(TO BE DONE):
Drop the images; return everything else in the listing below exactly.

(RECORDED INFORMATION):
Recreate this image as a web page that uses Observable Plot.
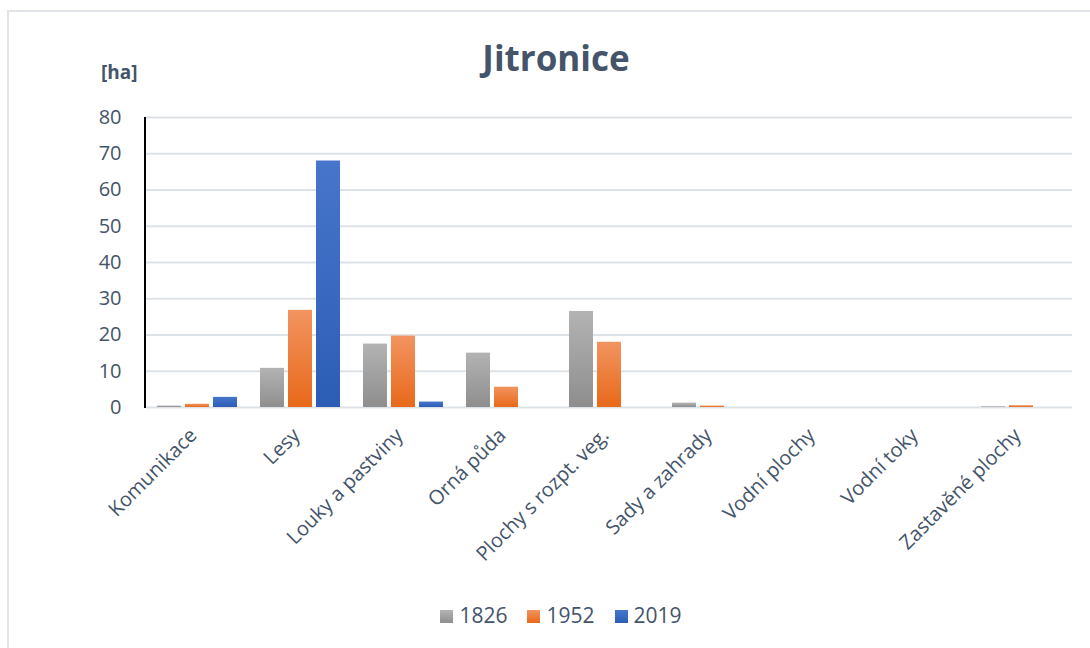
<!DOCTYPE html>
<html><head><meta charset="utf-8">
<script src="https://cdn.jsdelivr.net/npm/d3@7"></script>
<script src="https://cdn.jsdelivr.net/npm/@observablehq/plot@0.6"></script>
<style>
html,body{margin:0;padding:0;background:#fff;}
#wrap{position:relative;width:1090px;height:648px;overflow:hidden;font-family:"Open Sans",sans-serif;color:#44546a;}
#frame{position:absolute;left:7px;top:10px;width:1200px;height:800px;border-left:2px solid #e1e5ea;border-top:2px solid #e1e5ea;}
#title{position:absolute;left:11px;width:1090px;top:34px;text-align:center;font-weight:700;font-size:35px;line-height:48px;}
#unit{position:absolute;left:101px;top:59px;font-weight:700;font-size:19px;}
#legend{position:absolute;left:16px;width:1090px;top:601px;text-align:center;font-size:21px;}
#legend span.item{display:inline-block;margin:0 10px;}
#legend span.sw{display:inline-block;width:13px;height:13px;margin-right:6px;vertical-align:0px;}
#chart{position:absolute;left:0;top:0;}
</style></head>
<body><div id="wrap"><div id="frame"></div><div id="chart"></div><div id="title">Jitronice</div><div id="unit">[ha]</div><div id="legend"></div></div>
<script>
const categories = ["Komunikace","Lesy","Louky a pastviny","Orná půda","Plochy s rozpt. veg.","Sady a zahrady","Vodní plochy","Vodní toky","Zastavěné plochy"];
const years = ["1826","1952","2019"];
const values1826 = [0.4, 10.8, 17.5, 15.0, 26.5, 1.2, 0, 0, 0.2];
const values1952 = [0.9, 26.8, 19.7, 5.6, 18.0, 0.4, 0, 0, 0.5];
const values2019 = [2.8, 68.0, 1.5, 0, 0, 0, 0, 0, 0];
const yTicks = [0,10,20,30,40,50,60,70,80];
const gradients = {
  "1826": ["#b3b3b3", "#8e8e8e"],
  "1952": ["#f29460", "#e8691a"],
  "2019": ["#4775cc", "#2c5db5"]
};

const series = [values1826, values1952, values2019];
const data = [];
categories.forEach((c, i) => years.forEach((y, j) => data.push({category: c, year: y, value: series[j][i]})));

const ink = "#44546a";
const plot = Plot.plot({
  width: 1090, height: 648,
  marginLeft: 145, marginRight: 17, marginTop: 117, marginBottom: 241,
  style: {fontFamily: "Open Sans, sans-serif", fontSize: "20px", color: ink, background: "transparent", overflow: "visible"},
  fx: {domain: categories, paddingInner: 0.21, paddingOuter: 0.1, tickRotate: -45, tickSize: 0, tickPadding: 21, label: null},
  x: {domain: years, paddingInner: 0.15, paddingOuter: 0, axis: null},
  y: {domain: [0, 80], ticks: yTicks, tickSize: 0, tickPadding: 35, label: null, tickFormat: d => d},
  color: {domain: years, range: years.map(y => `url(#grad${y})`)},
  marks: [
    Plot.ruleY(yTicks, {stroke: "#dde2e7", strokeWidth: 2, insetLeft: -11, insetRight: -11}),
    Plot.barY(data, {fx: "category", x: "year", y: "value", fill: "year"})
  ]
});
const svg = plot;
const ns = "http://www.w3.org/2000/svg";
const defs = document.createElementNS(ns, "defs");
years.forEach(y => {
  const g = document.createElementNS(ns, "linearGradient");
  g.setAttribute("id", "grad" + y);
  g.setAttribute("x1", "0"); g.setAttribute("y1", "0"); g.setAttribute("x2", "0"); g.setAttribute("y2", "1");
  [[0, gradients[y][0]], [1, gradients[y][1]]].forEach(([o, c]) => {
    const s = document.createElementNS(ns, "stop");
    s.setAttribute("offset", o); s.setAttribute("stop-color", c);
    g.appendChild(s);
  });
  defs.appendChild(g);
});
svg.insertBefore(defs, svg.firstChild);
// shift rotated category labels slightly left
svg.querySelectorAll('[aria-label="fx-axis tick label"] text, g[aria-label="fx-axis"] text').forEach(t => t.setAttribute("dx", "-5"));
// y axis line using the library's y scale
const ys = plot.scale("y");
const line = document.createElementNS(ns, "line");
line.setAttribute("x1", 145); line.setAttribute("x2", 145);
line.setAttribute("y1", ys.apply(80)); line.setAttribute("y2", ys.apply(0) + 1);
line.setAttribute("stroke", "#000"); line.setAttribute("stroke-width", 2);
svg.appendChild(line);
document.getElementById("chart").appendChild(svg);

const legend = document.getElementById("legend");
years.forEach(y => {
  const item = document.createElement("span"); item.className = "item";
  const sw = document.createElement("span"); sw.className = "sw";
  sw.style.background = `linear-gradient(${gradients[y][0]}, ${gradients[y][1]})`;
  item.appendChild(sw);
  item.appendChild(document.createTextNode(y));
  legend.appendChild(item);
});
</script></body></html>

(SOLUTION TO THE EXERCISE):
Recreate this image as a web page that uses Observable Plot.
<!DOCTYPE html>
<html><head><meta charset="utf-8">
<script src="https://cdn.jsdelivr.net/npm/d3@7"></script>
<script src="https://cdn.jsdelivr.net/npm/@observablehq/plot@0.6"></script>
<style>
html,body{margin:0;padding:0;background:#fff;}
#wrap{position:relative;width:1090px;height:648px;overflow:hidden;font-family:"Open Sans",sans-serif;color:#44546a;}
#frame{position:absolute;left:7px;top:10px;width:1200px;height:800px;border-left:2px solid #e1e5ea;border-top:2px solid #e1e5ea;}
#title{position:absolute;left:11px;width:1090px;top:34px;text-align:center;font-weight:700;font-size:35px;line-height:48px;}
#unit{position:absolute;left:101px;top:59px;font-weight:700;font-size:19px;}
#legend{position:absolute;left:16px;width:1090px;top:601px;text-align:center;font-size:21px;}
#legend span.item{display:inline-block;margin:0 10px;}
#legend span.sw{display:inline-block;width:13px;height:13px;margin-right:6px;vertical-align:0px;}
#chart{position:absolute;left:0;top:0;}
</style></head>
<body><div id="wrap"><div id="frame"></div><div id="chart"></div><div id="title">Jitronice</div><div id="unit">[ha]</div><div id="legend"></div></div>
<script>
const categories = ["Komunikace","Lesy","Louky a pastviny","Orná půda","Plochy s rozpt. veg.","Sady a zahrady","Vodní plochy","Vodní toky","Zastavěné plochy"];
const years = ["1826","1952","2019"];
const values1826 = [0.4, 10.8, 17.5, 15.0, 26.5, 1.2, 0, 0, 0.2];
const values1952 = [0.9, 26.8, 19.7, 5.6, 18.0, 0.4, 0, 0, 0.5];
const values2019 = [2.8, 68.0, 1.5, 0, 0, 0, 0, 0, 0];
const yTicks = [0,10,20,30,40,50,60,70,80];
const gradients = {
  "1826": ["#b3b3b3", "#8e8e8e"],
  "1952": ["#f29460", "#e8691a"],
  "2019": ["#4775cc", "#2c5db5"]
};

const series = [values1826, values1952, values2019];
const data = [];
categories.forEach((c, i) => years.forEach((y, j) => data.push({category: c, year: y, value: series[j][i]})));

const ink = "#44546a";
const plot = Plot.plot({
  width: 1090, height: 648,
  marginLeft: 145, marginRight: 17, marginTop: 117, marginBottom: 241,
  style: {fontFamily: "Open Sans, sans-serif", fontSize: "20px", color: ink, background: "transparent", overflow: "visible"},
  fx: {domain: categories, paddingInner: 0.21, paddingOuter: 0.1, tickRotate: -45, tickSize: 0, tickPadding: 21, label: null},
  x: {domain: years, paddingInner: 0.15, paddingOuter: 0, axis: null},
  y: {domain: [0, 80], ticks: yTicks, tickSize: 0, tickPadding: 35, label: null, tickFormat: d => d},
  color: {domain: years, range: years.map(y => `url(#grad${y})`)},
  marks: [
    Plot.ruleY(yTicks, {stroke: "#dde2e7", strokeWidth: 2, insetLeft: -11, insetRight: -11}),
    Plot.barY(data, {fx: "category", x: "year", y: "value", fill: "year"})
  ]
});
const svg = plot;
const ns = "http://www.w3.org/2000/svg";
const defs = document.createElementNS(ns, "defs");
years.forEach(y => {
  const g = document.createElementNS(ns, "linearGradient");
  g.setAttribute("id", "grad" + y);
  g.setAttribute("x1", "0"); g.setAttribute("y1", "0"); g.setAttribute("x2", "0"); g.setAttribute("y2", "1");
  [[0, gradients[y][0]], [1, gradients[y][1]]].forEach(([o, c]) => {
    const s = document.createElementNS(ns, "stop");
    s.setAttribute("offset", o); s.setAttribute("stop-color", c);
    g.appendChild(s);
  });
  defs.appendChild(g);
});
svg.insertBefore(defs, svg.firstChild);
// shift rotated category labels slightly left
svg.querySelectorAll('[aria-label="fx-axis tick label"] text, g[aria-label="fx-axis"] text').forEach(t => t.setAttribute("dx", "-5"));
// y axis line using the library's y scale
const ys = plot.scale("y");
const line = document.createElementNS(ns, "line");
line.setAttribute("x1", 145); line.setAttribute("x2", 145);
line.setAttribute("y1", ys.apply(80)); line.setAttribute("y2", ys.apply(0) + 1);
line.setAttribute("stroke", "#000"); line.setAttribute("stroke-width", 2);
svg.appendChild(line);
document.getElementById("chart").appendChild(svg);

const legend = document.getElementById("legend");
years.forEach(y => {
  const item = document.createElement("span"); item.className = "item";
  const sw = document.createElement("span"); sw.className = "sw";
  sw.style.background = `linear-gradient(${gradients[y][0]}, ${gradients[y][1]})`;
  item.appendChild(sw);
  item.appendChild(document.createTextNode(y));
  legend.appendChild(item);
});
</script></body></html>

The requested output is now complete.